Sorry it does not hep even if you don't know how to pay - it's up to the resident to find the state tax office.
It's not easy for your own state to catch you but it can happen.
It happened to me some 15 years ago (cash purchase of a tractor from a JD dealer) and I suppose I was lucky since there was no fine or penalty, just a semi-friendly reminder letter from my own state!
I'm late to this thread, but I'll add what I know.
Times have changed. In this digital age, it is surprisingly easy for state revenuers to identify and track out-of-state purchases of big-ticket items, and to identify non-compliance with use tax requirements. In fact, with budgeting squeezes, there is
more incentive, not less, to target high value purchases like tractors, equipment, and even spendy tractor implements. Interstate shipping companies, manufacturers and established equipment dealers who routinely do business across state lines can and do share sales and shipping manifest information with state tax authorities in neighboring and destination states. This, being much less disruptive than trying to deal with requests to audit their sales and shipping records.
Also, even neighboring states themselves have a common interest in cooperating with each other to reduce non-compliance with their respective use-tax laws.

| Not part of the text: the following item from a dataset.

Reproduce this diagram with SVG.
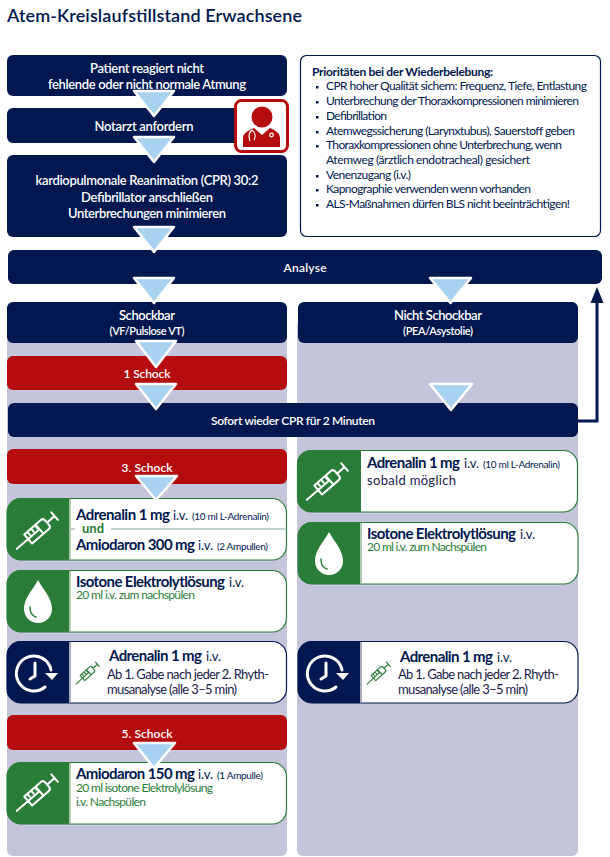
<svg xmlns="http://www.w3.org/2000/svg" width="610" height="857" viewBox="0 0 610 857">
<style>
text{font-family:"Lato","Open Sans","Liberation Sans",sans-serif;fill:#00174f}
.w{fill:#fff;font-weight:600;font-size:13px;text-anchor:middle}
.m{font-size:12px}
.sm{font-size:11px}
.n{fill:#00174f}.r{fill:#b50d0d}
.g{fill:#2a7d38}
.c{fill:#fff;stroke:#2a7d38;stroke-width:1.2}
.cn{fill:#fff;stroke:#00174f;stroke-width:1.2}
.b{font-weight:700;font-size:15px}
.i{font-size:13px}.s{font-size:10px}
.t{font-size:12px}
.gt{font-size:12px;fill:#2a7d38}
.l{font-size:13px;fill:#1a1a4a}
.tri{fill:#a8d2ef;stroke:#fff;stroke-width:2.5;stroke-linejoin:round}
.ic{fill:none;stroke:#fff;stroke-width:2;stroke-linecap:round;stroke-linejoin:round}
.ics{fill:none;stroke:#2a7d38;stroke-width:2;stroke-linecap:round;stroke-linejoin:round}
</style>
<defs>
<g id="syr"><path d="M-28 0H-13M-13-6H9a3 3 0 0 1 3 3V3a3 3 0 0 1-3 3H-13ZM12 0H22M22-5V5M-9-6V-2M-4-6V-2M1-6V-2M2-6V6M-13 0H2"/></g>
<g id="drop"><path d="M0-22C6-11 14-4 14 7A14 14 0 0 1-14 7C-14-4-6-11 0-22Z" fill="#fff"/><path d="M-8 5C-8 11-6 14-2 15" fill="none" stroke="#2a7d38" stroke-width="1.500" stroke-linecap="round"/></g>
<g id="clock"><path d="M15-2A17.500 17.500 0 1 0 9 15" fill="none" stroke="#fff" stroke-width="3" stroke-linecap="round"/><path d="M-6 7L-1 4V-9" fill="none" stroke="#fff" stroke-width="3" stroke-linecap="round" stroke-linejoin="round"/><path d="M9 1H22L16 8Z" fill="#fff"/></g>
</defs>

<text x="7" y="22" font-size="18" font-weight="600" textLength="295" id="title">Atem-Kreislaufstillstand Erwachsene</text>

<g id="bg"><rect x="7" y="320" width="280" height="536" rx="6" fill="#c4c4da"/><rect x="297" y="320" width="281" height="536" rx="6" fill="#c4c4da"/></g>

<g id="patient"><rect class="n" x="7" y="55" width="280" height="41" rx="6"/><text class="w" x="147" y="73" textLength="114">Patient reagiert nicht</text><text class="w" x="147" y="89" textLength="198">fehlende oder nicht normale Atmung</text></g>
<g id="notarzt"><rect class="n" x="7" y="108" width="240" height="35" rx="6"/><text class="w" x="144" y="131" textLength="99">Notarzt anfordern</text></g>
<g id="doctor"><rect x="235.500" y="100.500" width="52" height="51" rx="6" fill="#fff" stroke="#b50d0d" stroke-width="3"/><circle cx="262" cy="117" r="10.500" fill="#b50d0d"/><path d="M243 147V138C243 133 249 130 254 128L262 135L270 128C275 130 280 133 280 138V147Z" fill="#b50d0d"/><path d="M252 130C248 133 249 138 250 141M254 140C256 136 255 132 252 130" fill="none" stroke="#fff" stroke-width="1.200"/><circle cx="271.500" cy="135" r="1.800" fill="none" stroke="#fff" stroke-width="1.200"/></g>
<g id="cpr"><rect class="n" x="7" y="155" width="280" height="82" rx="6"/><text class="w" x="147" y="185" textLength="223">kardiopulmonale Reanimation (CPR) 30:2</text><text class="w" x="147" y="202" textLength="132">Defibrillator anschließen</text><text class="w" x="147" y="218" textLength="158">Unterbrechungen minimieren</text></g>
<g id="prio"><rect x="300.500" y="55.500" width="300" height="181" rx="6" fill="#fff" stroke="#00174f" stroke-width="1.200"/>
<text x="312" y="76" class="t" font-weight="700" textLength="181">Prioritäten bei der Wiederbelebung:</text>
<g fill="#00174f"><rect x="316" y="86" width="2.500" height="2.500"/><rect x="316" y="101" width="2.500" height="2.500"/><rect x="316" y="116" width="2.500" height="2.500"/><rect x="316" y="131" width="2.500" height="2.500"/><rect x="316" y="145" width="2.500" height="2.500"/><rect x="316" y="175" width="2.500" height="2.500"/><rect x="316" y="189" width="2.500" height="2.500"/><rect x="316" y="204" width="2.500" height="2.500"/></g>
<text class="t" x="326" y="90" textLength="261">CPR hoher Qualität sichern: Frequenz, Tiefe, Entlastung</text>
<text class="t" x="326" y="105" textLength="253">Unterbrechung der Thoraxkompressionen minimieren</text>
<text class="t" x="326" y="120" textLength="61">Defibrillation</text>
<text class="t" x="326" y="135" textLength="249">Atemwegssicherung (Larynxtubus), Sauerstoff geben</text>
<text class="t" x="326" y="149" textLength="236">Thoraxkompressionen ohne Unterbrechung, wenn</text>
<text class="t" x="326" y="164" textLength="204">Atemweg  (ärztlich endotracheal) gesichert</text>
<text class="t" x="326" y="179" textLength="85">Venenzugang (i.v.)</text>
<text class="t" x="326" y="193" textLength="205">Kapnographie verwenden wenn vorhanden</text>
<text class="t" x="326" y="208" textLength="244">ALS-Maßnahmen dürfen BLS nicht beeinträchtigen!</text></g>
<g id="analyse"><rect class="n" x="8" y="250" width="594" height="34" rx="6"/><text class="w m" x="305" y="272" textLength="43">Analyse</text></g>
<g id="schockbar"><rect class="n" x="7" y="302" width="280" height="41" rx="6"/><text class="w" x="147" y="320" textLength="56">Schockbar</text><text class="w sm" x="147" y="335" textLength="75">(VF/Pulslose VT)</text></g>
<g id="nichtschockbar"><rect class="n" x="298" y="302" width="280" height="41" rx="6"/><text class="w" x="438" y="320" textLength="88">Nicht Schockbar</text><text class="w sm" x="438" y="335" textLength="70">(PEA/Asystolie)</text></g>
<g id="schock1"><rect class="r" x="7" y="356" width="280" height="34" rx="6"/><text class="w m" x="147" y="378" textLength="47">1 Schock</text></g>
<g id="sofort"><rect class="n" x="8" y="403" width="570" height="34" rx="6"/><text class="w m" x="293" y="425" textLength="164">Sofort wieder CPR für 2 Minuten</text></g>
<g id="schock3"><rect class="r" x="7" y="449" width="280" height="35" rx="6"/><text class="w m" x="147" y="472" textLength="51">3. Schock</text></g>

<g id="card-adr-amio"><rect class="c" x="7" y="498.500" width="279.500" height="61.500" rx="14"/><path class="g" d="M69 498H21a14 14 0 0 0-14 14v34a14 14 0 0 0 14 14H69Z"/><path d="M70 499V559" stroke="#8fb896" stroke-width="1.500"/>
<use class="ic" href="#syr" transform="translate(38 530.500) rotate(-41)"/>
<text class="b" x="76" y="520" textLength="94">Adrenalin 1 mg</text><text class="i" x="173" y="520">i.v.</text><text class="s" x="192" y="520" textLength="77">(10 ml L-Adrenalin)</text>
<path d="M71 529H75M111 529H287" stroke="#7fa888" stroke-width="1"/><text x="82" y="533" font-size="13" font-weight="700" style="fill:#2a7d38">und</text>
<text class="b" x="76" y="550" textLength="119">Amiodaron 300 mg</text><text class="i" x="198" y="550">i.v.</text><text class="s" x="217" y="550" textLength="51">(2 Ampullen)</text></g>

<g id="card-iso-l"><rect class="c" x="7" y="570.500" width="279.500" height="61.500" rx="14"/><path class="g" d="M69 570H21a14 14 0 0 0-14 14v34a14 14 0 0 0 14 14H69Z"/><path d="M70 571V631" stroke="#8fb896" stroke-width="1.500"/><use href="#drop" transform="translate(38 602)"/>
<text class="b" x="76" y="587" textLength="149">Isotone Elektrolytlösung</text><text class="i" x="229" y="587">i.v.</text><text class="gt" x="76" y="599" textLength="119">20 ml i.v. zum nachspülen</text></g>

<g id="card-adr-l"><rect class="cn" x="7" y="641.500" width="279.500" height="61.500" rx="14"/><path class="n" d="M69 641H21a14 14 0 0 0-14 14v34a14 14 0 0 0 14 14H69Z"/><path d="M70 642V702" stroke="#8a8fa8" stroke-width="1.500"/><use href="#clock" transform="translate(36 672)"/>
<use class="ics" href="#syr" transform="translate(88 673) rotate(-43) scale(.58)"/>
<text class="b" x="109" y="661" textLength="93">Adrenalin 1 mg</text><text class="i" x="206" y="661">i.v.</text><text class="l" x="107" y="679" textLength="162">Ab 1. Gabe nach jeder 2. Rhyth-</text><text class="l" x="107" y="694" textLength="130">musanalyse (alle 3–5 min)</text></g>

<g id="schock5"><rect class="r" x="7" y="715" width="280" height="35" rx="6"/><text class="w m" x="147" y="738" textLength="51">5. Schock</text></g>

<g id="card-amio150"><rect class="c" x="7" y="762.500" width="279.500" height="61.500" rx="14"/><path class="g" d="M69 762H21a14 14 0 0 0-14 14v34a14 14 0 0 0 14 14H69Z"/><path d="M70 763V823" stroke="#8fb896" stroke-width="1.500"/>
<use class="ic" href="#syr" transform="translate(38 792.500) rotate(-41)"/>
<text class="b" x="76" y="779" textLength="119">Amiodaron 150 mg</text><text class="i" x="198" y="779">i.v.</text><text class="s" x="217" y="779" textLength="46">(1 Ampulle)</text><text class="gt" x="76" y="792" textLength="137">20 ml isotone Elektrolylösung</text><text class="gt" x="76" y="806" textLength="70">i.v. Nachspülen</text></g>

<g id="card-adr-r"><rect class="c" x="297.500" y="450.500" width="280" height="61.500" rx="14"/><path class="g" d="M361 450H311a14 14 0 0 0-14 14v34a14 14 0 0 0 14 14H361Z"/>
<use class="ic" href="#syr" transform="translate(328 481.500) rotate(-41)"/>
<text class="b" x="367" y="468" textLength="93">Adrenalin 1 mg</text><text class="i" x="464" y="468">i.v.</text><text class="s" x="483" y="468" textLength="77">(10 ml L-Adrenalin)</text><text class="l" x="367" y="485" textLength="89">sobald möglich</text></g>

<g id="card-iso-r"><rect class="c" x="298" y="522.500" width="280" height="61.500" rx="14"/><path class="g" d="M360 522H312a14 14 0 0 0-14 14v34a14 14 0 0 0 14 14H360Z"/><path d="M361 523V583" stroke="#8fb896" stroke-width="1.500"/><use href="#drop" transform="translate(329 554)"/>
<text class="b" x="367" y="539" textLength="149">Isotone Elektrolytlösung</text><text class="i" x="520" y="539">i.v.</text><text class="gt" x="367" y="551" textLength="120">20 ml i.v. zum Nachspülen</text></g>

<g id="card-adr-r2"><rect class="cn" x="298" y="641.500" width="280" height="61.500" rx="14"/><path class="n" d="M360 641H312a14 14 0 0 0-14 14v34a14 14 0 0 0 14 14H360Z"/><path d="M361 642V702" stroke="#8a8fa8" stroke-width="1.500"/><use href="#clock" transform="translate(327 672)"/>
<use class="ics" href="#syr" transform="translate(379 673) rotate(-43) scale(.58)"/>
<text class="b" x="400" y="662" textLength="93">Adrenalin 1 mg</text><text class="i" x="497" y="662">i.v.</text><text class="l" x="398" y="679" textLength="161">Ab 1. Gabe nach jeder 2. Rhyth-</text><text class="l" x="398" y="694" textLength="130">musanalyse (alle 3–5 min)</text></g>

<g id="connectors">
<path d="M578 421H597V300" fill="none" stroke="#00174f" stroke-width="3"/><path d="M597 287L603.500 303H590.500Z" fill="#00174f"/>
<path class="tri" d="M134 91H174L154 116Z"/>
<path class="tri" d="M134 137H174L154 162Z"/>
<path class="tri" d="M134 227H174L154 252Z"/>
<path class="tri" d="M134 278H174L154 303Z"/>
<path class="tri" d="M136 341H176L156 367Z"/>
<path class="tri" d="M136 384H176L156 409Z"/>
<path class="tri" d="M430 278H471L450.500 303Z"/>
<path class="tri" d="M430 384H472L451 410Z"/>
<path class="tri" d="M136 476H177L156 500Z"/>
<path class="tri" d="M134 743H175L154 768Z"/>
</g>
</svg>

The last time I checked, virtually
every state in the U.S. that has a sales tax also has a use tax on out-of-state purchases of goods. The use tax is almost always equal to the rate of sales tax, reduced in each case by a credit of any sales tax
actually paid to the state where the goods were purchased. The resident taxpayer is expected, and legally required, to declare the out-of-state purchase at the time that he/she files his/her annual state income tax return. That's why the popular tax-preparation software programs all have a question asking about out-of-state purchases of goods as you work your way through the program.